Le chemin de lumière
Petit hommage au « découvreur » de ce phénomène remarquable qu'est le chemin de lumière...
Les constructeurs de la basilique de la Madeleine avaient probablement l'intention de créer un signe (symbole) pour rattacher le monde visible (les pierres de l'ouvrage et le monde matériel) au monde invisible (le monde spirituel). De ce point de vue, la basilique est un passage, une porte vers l'au-delà. C'est pourquoi le portail intérieur montre le Christ accueillant ses ouailles.
Le père Hugues Delautre (que j'ai connu lorsque j'étais encore un enfant) en parle ainsi dans le numéro 122 de la revue Zodiaque. Ce qui frappe dans cette église romane c'est sa surprenante luminosité, due aux doubles rangées d'ouvertures, la première éclairant les déambulatoires, de chaque côté de la nef et les autres situés plus haut éclairant directement cette dernière.

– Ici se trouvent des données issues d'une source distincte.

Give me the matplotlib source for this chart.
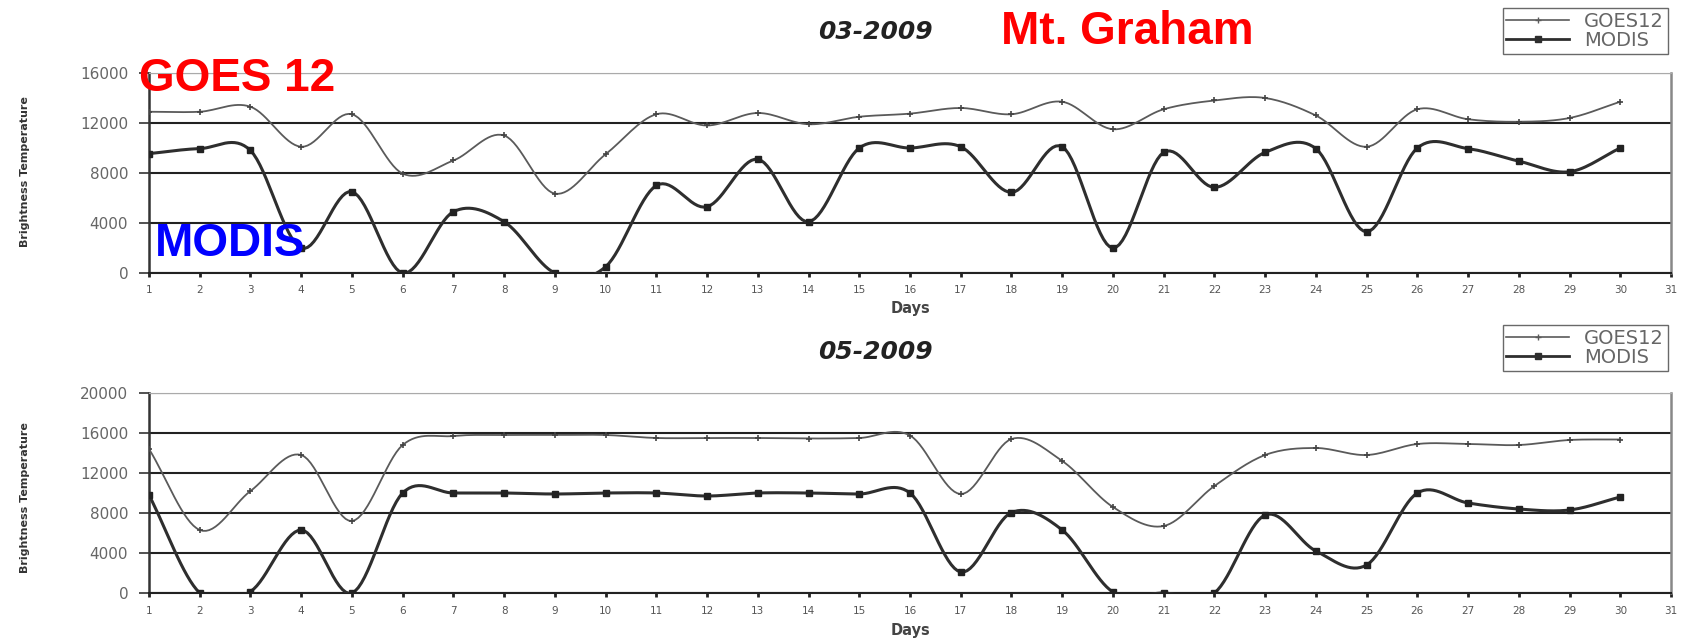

L'édifice datant de 1120 à 1150, les intentions des bâtisseurs (il faut se remettre dans l'époque où le religieux domine la vie dans tous ses aspects) étaient sans aucun doute un hommage au divin. À mon sens, il ne faudrait pas voir dans l'édifice un simple « cadran solaire » (il s'agirait d'une vision moderne où le divin et la matière se veulent séparés et pour certains même inconciliables).
Les « flaques » de lumière (taches plus ou moins circulaires) sont autant de stations (au sens chrétien) pour qui veut cheminer vers le chœur lumineux et lointain qui promet la vie éternelle.
La Madeleine n'est pas (contrairement à une opinion répandue) orientée exactement selon l'axe est-ouest mais en dévie de quelques degrés (10° environ).
Sur la vue aérienne Google map on observe bien cette légère (mais forcément significative si on admet une intention des bâtisseurs) déviation et grâce à une photo prise par Charles-Henri Eyraud le 22 mai 2001 au matin montrant le soleil apparaître à travers le vitrail central du chœur, on a pû calculer l'écart de l'alignement de la nef avec l'axe est-ouest (on obtient le résultat de 79°5 comptés à partir du nord).
Au solstice d'été (le 21 juin), le soleil culmine à 23° et ses rayons passent par les ouvertures supérieures (au nombre de neuf) et projettent alors les taches alignées (sauf une légèrement décalée) au centre de la nef. Ce phénomène se produit légèrement avant le midi solaire (au moment où celui-ci se présente perpendiculairement au mur droit de la nef). En fait, cela se produit au cours d'une période d'environ une quinzaine de jours chevauchant la date précitée.
Les taches semblent alignées en une droite parfaite. En réalité, elles s'alignent le long d'un arc hyperbolique qui, dans les faits, s'assimile à une droite rectiligne. Au fil du temps, l'ensemble des taches se rapprochent du chœur, en une invitation à avancer vers ce dernier. L'alignement dure environ une demi-heure (de 11h25 à 12h solaire).
Le père Hugues stipule qu'au Moyen-Age le solstice d'été renvoie à la fête de saint Jean-Baptiste (24 juin) tandis que celui d'hiver renvoie à la naissance du Christ (25 décembre), rappelant ainsi l'origine chrétienne de l'ouvrage (d'où les intentions « cachées »).
Il rappelle également que, s'il est légitime d'étudier le phénomène de manière objective (utilisant son seul intellect, donc), on peut également le considérer comme une « œuvre d'art » et l'observer avec les yeux du cœur (selon une formule consacrée) pour l'admirer comme tel. Les pèlerins ne s'y trompent pas qui se nourrissent de l'énergie spirituelle donnée par les flaques de lumières du chemin menant vers le chœur.